====== TASK DATA ======

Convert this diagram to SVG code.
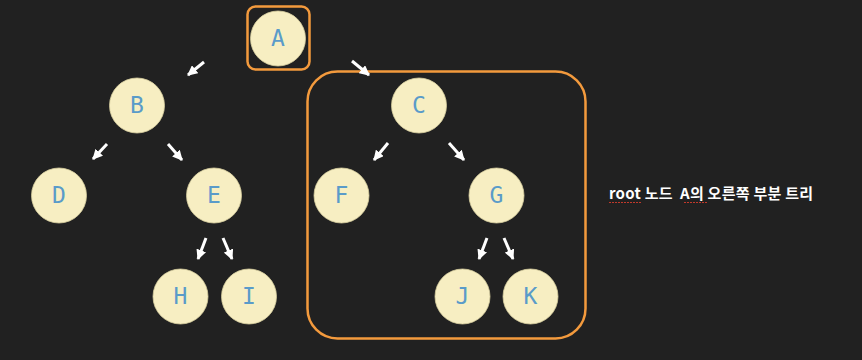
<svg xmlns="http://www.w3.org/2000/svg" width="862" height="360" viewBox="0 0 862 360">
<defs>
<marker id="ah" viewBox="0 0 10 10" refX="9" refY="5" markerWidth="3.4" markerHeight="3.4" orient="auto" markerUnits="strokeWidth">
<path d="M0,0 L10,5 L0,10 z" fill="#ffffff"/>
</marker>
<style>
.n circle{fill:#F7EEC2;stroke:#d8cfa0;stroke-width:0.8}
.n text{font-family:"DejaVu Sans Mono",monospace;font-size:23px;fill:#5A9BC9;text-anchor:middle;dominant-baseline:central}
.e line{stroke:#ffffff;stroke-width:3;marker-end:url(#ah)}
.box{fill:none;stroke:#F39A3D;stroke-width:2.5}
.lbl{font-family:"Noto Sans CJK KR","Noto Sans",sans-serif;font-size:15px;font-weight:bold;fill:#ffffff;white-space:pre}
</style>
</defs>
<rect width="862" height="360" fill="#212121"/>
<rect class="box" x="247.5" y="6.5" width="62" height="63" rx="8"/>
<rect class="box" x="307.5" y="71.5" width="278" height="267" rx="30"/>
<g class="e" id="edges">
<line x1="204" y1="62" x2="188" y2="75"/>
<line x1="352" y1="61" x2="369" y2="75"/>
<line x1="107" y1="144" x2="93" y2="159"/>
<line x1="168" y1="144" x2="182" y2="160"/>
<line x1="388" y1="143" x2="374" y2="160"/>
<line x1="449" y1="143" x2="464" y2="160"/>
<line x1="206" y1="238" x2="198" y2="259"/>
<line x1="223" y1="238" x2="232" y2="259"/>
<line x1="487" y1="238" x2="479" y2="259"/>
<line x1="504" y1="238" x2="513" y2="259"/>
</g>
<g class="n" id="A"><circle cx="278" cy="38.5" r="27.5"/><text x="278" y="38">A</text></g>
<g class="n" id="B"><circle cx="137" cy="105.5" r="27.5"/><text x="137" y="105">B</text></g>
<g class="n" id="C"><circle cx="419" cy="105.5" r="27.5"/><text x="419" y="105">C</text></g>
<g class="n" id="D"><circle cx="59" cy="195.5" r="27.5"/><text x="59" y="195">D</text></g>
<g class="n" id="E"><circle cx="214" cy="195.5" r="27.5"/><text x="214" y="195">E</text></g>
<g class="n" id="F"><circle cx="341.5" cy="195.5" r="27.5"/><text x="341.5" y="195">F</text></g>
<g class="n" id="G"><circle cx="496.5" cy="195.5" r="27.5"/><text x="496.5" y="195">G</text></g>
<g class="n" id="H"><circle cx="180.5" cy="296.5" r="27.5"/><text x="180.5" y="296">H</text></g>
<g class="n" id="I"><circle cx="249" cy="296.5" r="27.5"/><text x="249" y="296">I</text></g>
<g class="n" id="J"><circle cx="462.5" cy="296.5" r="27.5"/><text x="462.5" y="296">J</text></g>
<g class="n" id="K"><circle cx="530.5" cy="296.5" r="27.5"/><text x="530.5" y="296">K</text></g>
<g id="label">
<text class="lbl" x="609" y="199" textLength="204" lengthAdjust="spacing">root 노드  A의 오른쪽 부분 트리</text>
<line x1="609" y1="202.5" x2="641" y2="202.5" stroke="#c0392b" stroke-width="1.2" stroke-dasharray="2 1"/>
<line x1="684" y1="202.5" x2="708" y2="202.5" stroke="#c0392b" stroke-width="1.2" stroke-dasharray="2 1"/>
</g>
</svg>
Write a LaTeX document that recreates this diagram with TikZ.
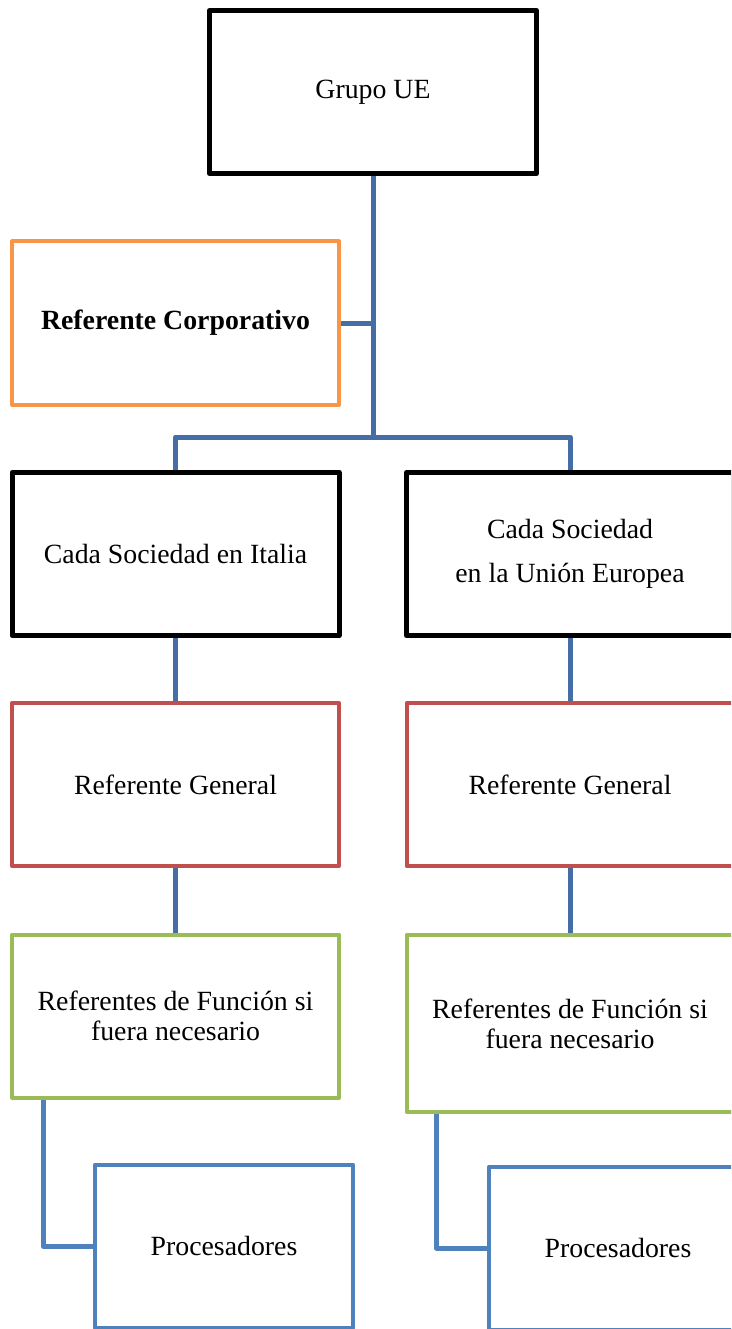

======

TASK TO CARRY OUT:
Scan the material above and determine how many lines include the word "this"; report only the number.

SOLUTION TO THE EXERCISE:
2